Description of the task =>
Return the lines that follow, exactly as they appear, from the first through the one containing "grid_sm = [100, 200]"; no pictures are to be included.
----------
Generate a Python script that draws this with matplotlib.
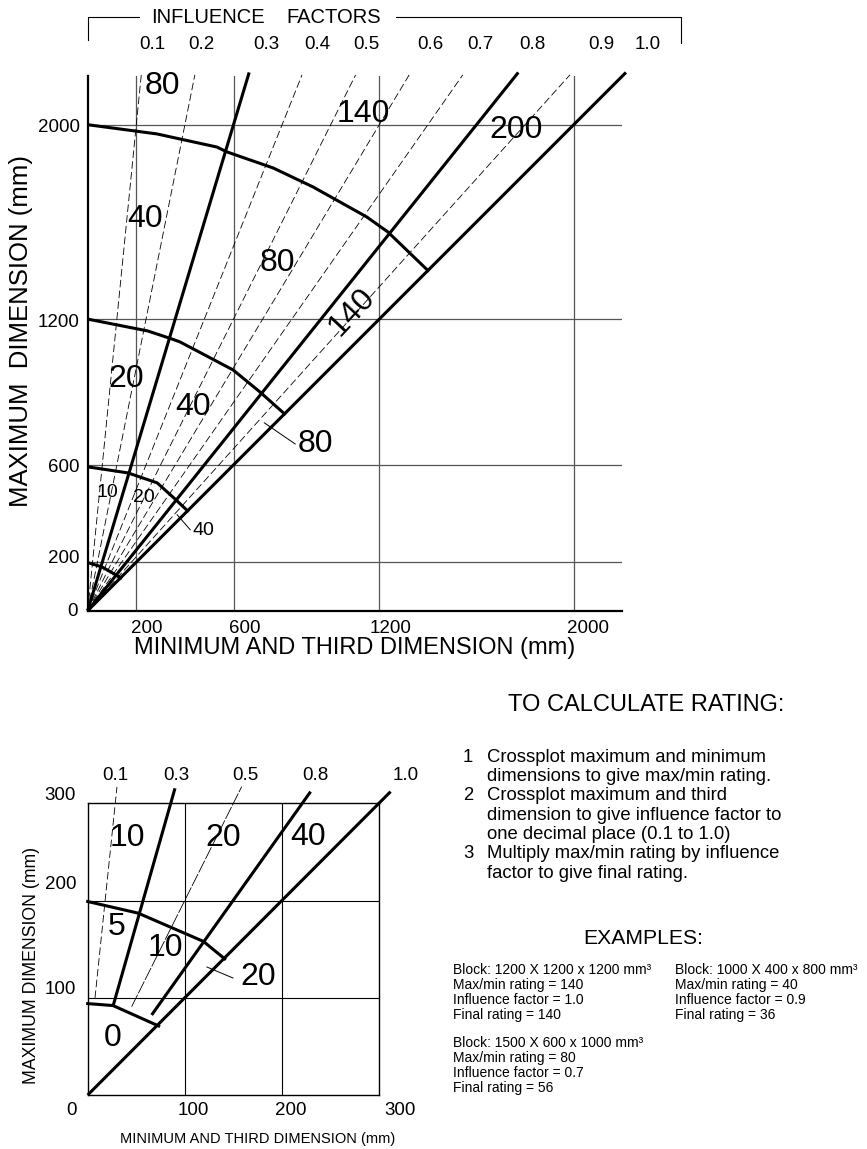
import matplotlib.pyplot as plt

plt.rcParams['font.family'] = ['Liberation Sans', 'DejaVu Sans']

W, H = 867, 1149

# ---- data: large chart (mm) ----
factors = [0.1, 0.2, 0.3, 0.4, 0.5, 0.6, 0.7, 0.8, 0.9, 1.0]
bold_factors = [0.3, 0.8, 1.0]
factor_label_x = [265, 466, 734, 944, 1145, 1409, 1614, 1828, 2112, 2306]
grid_top = [200, 600, 1200, 2000]

# max/min rating boundaries
c2000_x = [0, 285, 532, 573, 763, 927, 1149, 1236, 1400]
c2000_y = [2000, 1962, 1908, 1888, 1822, 1744, 1620, 1558, 1400]
c1200_x = [0, 248, 347, 380, 598, 709, 810]
c1200_y = [1200, 1151, 1118, 1106, 991, 900, 810]
c600_x = [0, 166, 286, 359, 411]
c600_y = [592, 567, 526, 460, 411]
c200_x = [0, 59, 136]
c200_y = [198, 180, 136]

big_labels = ['80', '140', '200', '40', '80', '20', '40', '80']
big_x = [306, 1133, 1762, 236, 779, 158, 434, 936]
big_y = [2158, 2045, 1978, 1612, 1431, 953, 838, 686]
small_labels = ['10', '20', '40']
small_x = [80, 232, 475]
small_y = [488, 464, 328]

# ---- data: small chart (mm) ----
sm_labels = ['0.1', '0.3', '0.5', '0.8', '1.0']
sm_x0 = [7.5, 26.4, 45.2, 65.8, 0]
sm_y0 = [99.8, 92.6, 90.8, 82.3, 0]
sm_x1 = [30.1, 89.8, 158.4, 229.3, 311.6]
sm_y1 = [316.8, 315.4, 317.1, 312, 312]
sm_label_x = [28, 91, 162, 234, 327]
grid_sm = [100, 200]

s200_x = [0, 52, 119, 141]
s200_y = [199, 187, 158, 140]
s90_x = [0, 26, 73]
s90_y = [94, 92, 71]

sm_rating = ['10', '20', '40', '5', '10', '20', '0']
sm_rating_x = [41, 139, 227, 30, 80, 175, 26]
sm_rating_y = [264, 264, 265, 173, 151, 121, 59]

steps = [
    ('1', 'Crossplot maximum and minimum'),
    ('', 'dimensions to give max/min rating.'),
    ('2', 'Crossplot maximum and third'),
    ('', 'dimension to give influence factor to'),
    ('', 'one decimal place (0.1 to 1.0)'),
    ('3', 'Multiply max/min rating by influence'),
    ('', 'factor to give final rating.'),
]
examples = [
    ['Block: 1200 X 1200 x 1200 mm\u00b3', 'Max/min rating = 140',
     'Influence factor = 1.0', 'Final rating = 140'],
    ['Block: 1000 X 400 x 800 mm\u00b3', 'Max/min rating = 40',
     'Influence factor = 0.9', 'Final rating = 36'],
    ['Block: 1500 X 600 x 1000 mm\u00b3', 'Max/min rating = 80',
     'Influence factor = 0.7', 'Final rating = 56'],
]


def px(x, y):
    return x / W, 1 - y / H


fig = plt.figure(figsize=(W / 100, H / 100), dpi=100)

THICK = dict(color='black', lw=2.2, solid_capstyle='butt', clip_on=False)
DASH = dict(color='black', lw=0.6, linestyle=(0, (9, 4)), clip_on=False)

# ================= large chart =================
ax = fig.add_axes([87.7 / W, 1 - 610.7 / H, 534.6 / W, 534.6 / H])
ax.set_xlim(0, 2200)
ax.set_ylim(0, 2200)
ax.set_xticks([])
ax.set_yticks([])
for s in ['top', 'right']:
    ax.spines[s].set_visible(False)
for s in ['left', 'bottom']:
    ax.spines[s].set_linewidth(1.6)

for g in grid_top:
    ax.axvline(g, color='#555555', lw=0.9, zorder=1)
    ax.axhline(g, color='#555555', lw=0.9, zorder=1)

for f in factors:
    if f in bold_factors:
        ytop = 2215
        ax.plot([0, f * ytop], [0, ytop], **THICK)
    else:
        ytop = 2205
        ax.plot([0, f * ytop], [0, ytop], **DASH)

for cx, cy in [(c2000_x, c2000_y), (c1200_x, c1200_y),
               (c600_x, c600_y), (c200_x, c200_y)]:
    ax.plot(cx, cy, color='black', lw=2.2, solid_joinstyle='miter')

for t, x, y in zip(big_labels, big_x, big_y):
    ax.text(x, y, t, fontsize=23, ha='center', va='center')
ax.text(1088, 1229, '140', fontsize=23, ha='center', va='center', rotation=47)
for t, x, y in zip(small_labels, small_x, small_y):
    ax.text(x, y, t, fontsize=14, ha='center', va='center')
ax.plot([727, 854], [773, 686], color='black', lw=0.7)
ax.plot([368, 422], [395, 333], color='black', lw=0.7)

# tick labels
for g in grid_top:
    off = 58 if g == 2000 else 45
    ax.text(g + off, -72, str(g), fontsize=13.5, ha='center', va='center')
    ax.text(-32, g - 12 if g > 200 else g + 15, str(g), fontsize=13.5,
            ha='right', va='center')
ax.text(-40, -2, '0', fontsize=13.5, ha='right', va='center')

# influence factor header
for lab, x in zip(factors, factor_label_x):
    ax.text(x, 2330, f'{lab:.1f}', fontsize=13.5, ha='center', va='center',
            clip_on=False)
ax.text(493, 2443, 'INFLUENCE', fontsize=14.5, ha='center', va='center')
ax.text(1013, 2443, 'FACTORS', fontsize=14.5, ha='center', va='center')
ax.plot([0, 0, 211], [2348, 2443, 2443], color='black', lw=0.8, clip_on=False)
ax.plot([1270, 2442, 2442], [2443, 2443, 2336], color='black', lw=0.8,
        clip_on=False)

fig.text(*px(355, 648), 'MINIMUM AND THIRD DIMENSION (mm)', fontsize=17,
         ha='center', va='center')
fig.text(*px(21, 331), 'MAXIMUM  DIMENSION (mm)', fontsize=18.5,
         ha='center', va='center', rotation=90)

# ================= small chart =================
bx = fig.add_axes([87.7 / W, 1 - 1095 / H, 291.6 / W, 291.7 / H])
bx.set_xlim(0, 300)
bx.set_ylim(0, 300)
bx.set_xticks([])
bx.set_yticks([])
for s in bx.spines.values():
    s.set_linewidth(1.0)
for g in grid_sm:
    bx.axvline(g, color='black', lw=0.8, zorder=1)
    bx.axhline(g, color='black', lw=0.8, zorder=1)

for lab, x0, y0, x1, y1 in zip(sm_labels, sm_x0, sm_y0, sm_x1, sm_y1):
    if lab in ('0.3', '0.8', '1.0'):
        bx.plot([x0, x1], [y0, y1], **THICK)
    elif lab == '0.1':
        bx.plot([x0, x1], [y0, y1], **DASH)
    else:
        bx.plot([x0, x1], [y0, y1], color='black', lw=0.6,
                linestyle=(0, (16, 2)), clip_on=False)
for lab, x in zip(sm_labels, sm_label_x):
    bx.text(x, 329, lab, fontsize=13.5, ha='center', va='center')

bx.plot(s200_x, s200_y, color='black', lw=2.2, clip_on=False)
bx.plot(s90_x, s90_y, color='black', lw=2.2, clip_on=False)
for t, x, y in zip(sm_rating, sm_rating_x, sm_rating_y):
    bx.text(x, y, t, fontsize=23, ha='center', va='center')
bx.plot([122.7, 149.5], [131.6, 120.3], color='black', lw=0.7)

for g, xo in zip([100, 200, 300], [108.5, 209, 321]):
    bx.text(xo, -15.5, str(g), fontsize=13.5, ha='center', va='center')
bx.text(-17, -15.5, '0', fontsize=13.5, ha='center', va='center')
for g, yo in zip([100, 200, 300], [108, 216, 308]):
    bx.text(-12, yo, str(g), fontsize=13.5, ha='right', va='center')

fig.text(*px(258, 1139), 'MINIMUM AND THIRD DIMENSION (mm)', fontsize=10.5,
         ha='center', va='center')
fig.text(*px(32, 965), 'MAXIMUM DIMENSION (mm)', fontsize=12.7,
         ha='center', va='center', rotation=90)

# ================= instructions =================
fig.text(*px(646, 705), 'TO CALCULATE RATING:', fontsize=17,
         ha='center', va='center')
for i, (num, line) in enumerate(steps):
    y = 757 + i * 19.4
    if num:
        fig.text(*px(468, y), num, fontsize=13.3, ha='center', va='center')
    fig.text(*px(487, y), line, fontsize=13.3, ha='left', va='center')

fig.text(*px(643, 938), 'EXAMPLES:', fontsize=15.2, ha='center', va='center')
for (x0, y0), block in zip([(453, 970), (675, 970), (453, 1043)], examples):
    for j, line in enumerate(block):
        fig.text(*px(x0, y0 + j * 15), line, fontsize=10,
                 ha='left', va='center')

fig.savefig('out.png', dpi=100)
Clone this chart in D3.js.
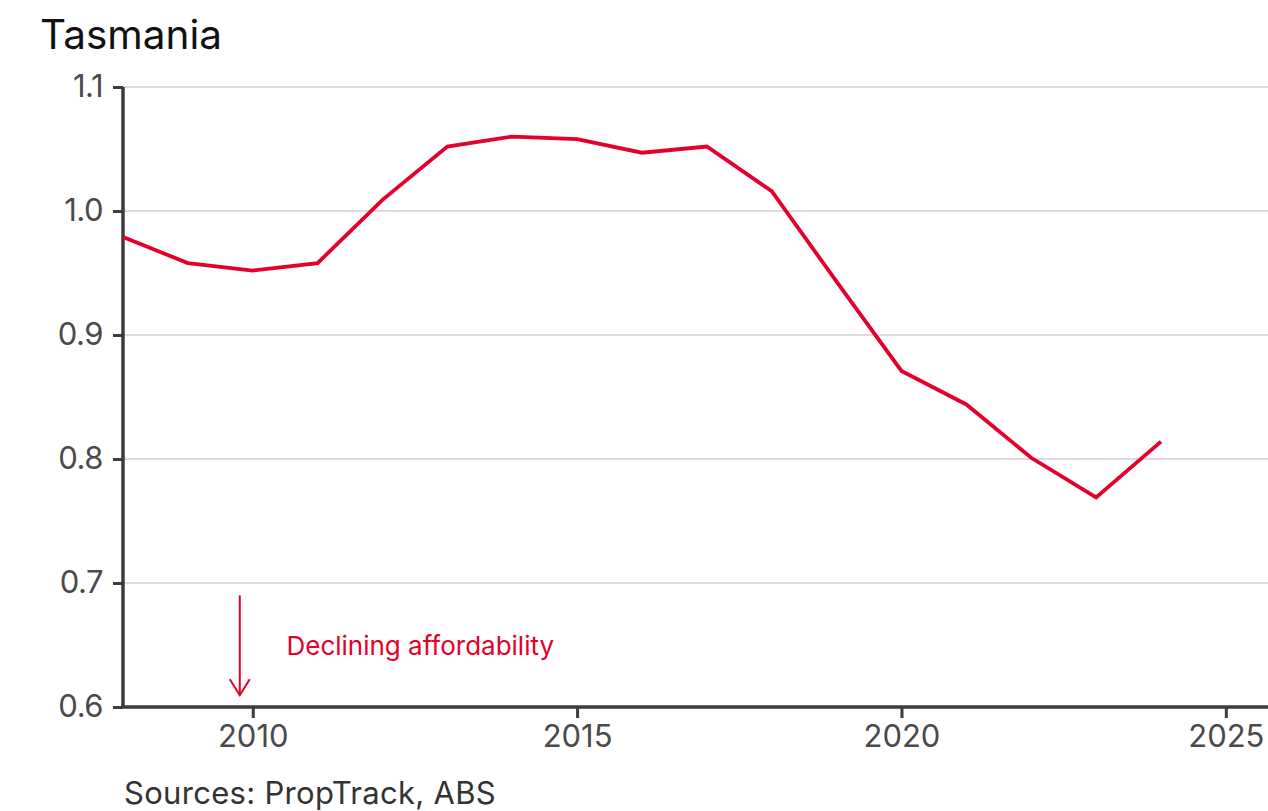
----------
Problem solution =>
Generate a Python script that draws this with matplotlib.
import matplotlib.pyplot as plt

plt.rcParams['font.family'] = ['Liberation Sans', 'DejaVu Sans']

W, H = 867, 1149

# ---- data: large chart (mm) ----
factors = [0.1, 0.2, 0.3, 0.4, 0.5, 0.6, 0.7, 0.8, 0.9, 1.0]
bold_factors = [0.3, 0.8, 1.0]
factor_label_x = [265, 466, 734, 944, 1145, 1409, 1614, 1828, 2112, 2306]
grid_top = [200, 600, 1200, 2000]

# max/min rating boundaries
c2000_x = [0, 285, 532, 573, 763, 927, 1149, 1236, 1400]
c2000_y = [2000, 1962, 1908, 1888, 1822, 1744, 1620, 1558, 1400]
c1200_x = [0, 248, 347, 380, 598, 709, 810]
c1200_y = [1200, 1151, 1118, 1106, 991, 900, 810]
c600_x = [0, 166, 286, 359, 411]
c600_y = [592, 567, 526, 460, 411]
c200_x = [0, 59, 136]
c200_y = [198, 180, 136]

big_labels = ['80', '140', '200', '40', '80', '20', '40', '80']
big_x = [306, 1133, 1762, 236, 779, 158, 434, 936]
big_y = [2158, 2045, 1978, 1612, 1431, 953, 838, 686]
small_labels = ['10', '20', '40']
small_x = [80, 232, 475]
small_y = [488, 464, 328]

# ---- data: small chart (mm) ----
sm_labels = ['0.1', '0.3', '0.5', '0.8', '1.0']
sm_x0 = [7.5, 26.4, 45.2, 65.8, 0]
sm_y0 = [99.8, 92.6, 90.8, 82.3, 0]
sm_x1 = [30.1, 89.8, 158.4, 229.3, 311.6]
sm_y1 = [316.8, 315.4, 317.1, 312, 312]
sm_label_x = [28, 91, 162, 234, 327]
grid_sm = [100, 200]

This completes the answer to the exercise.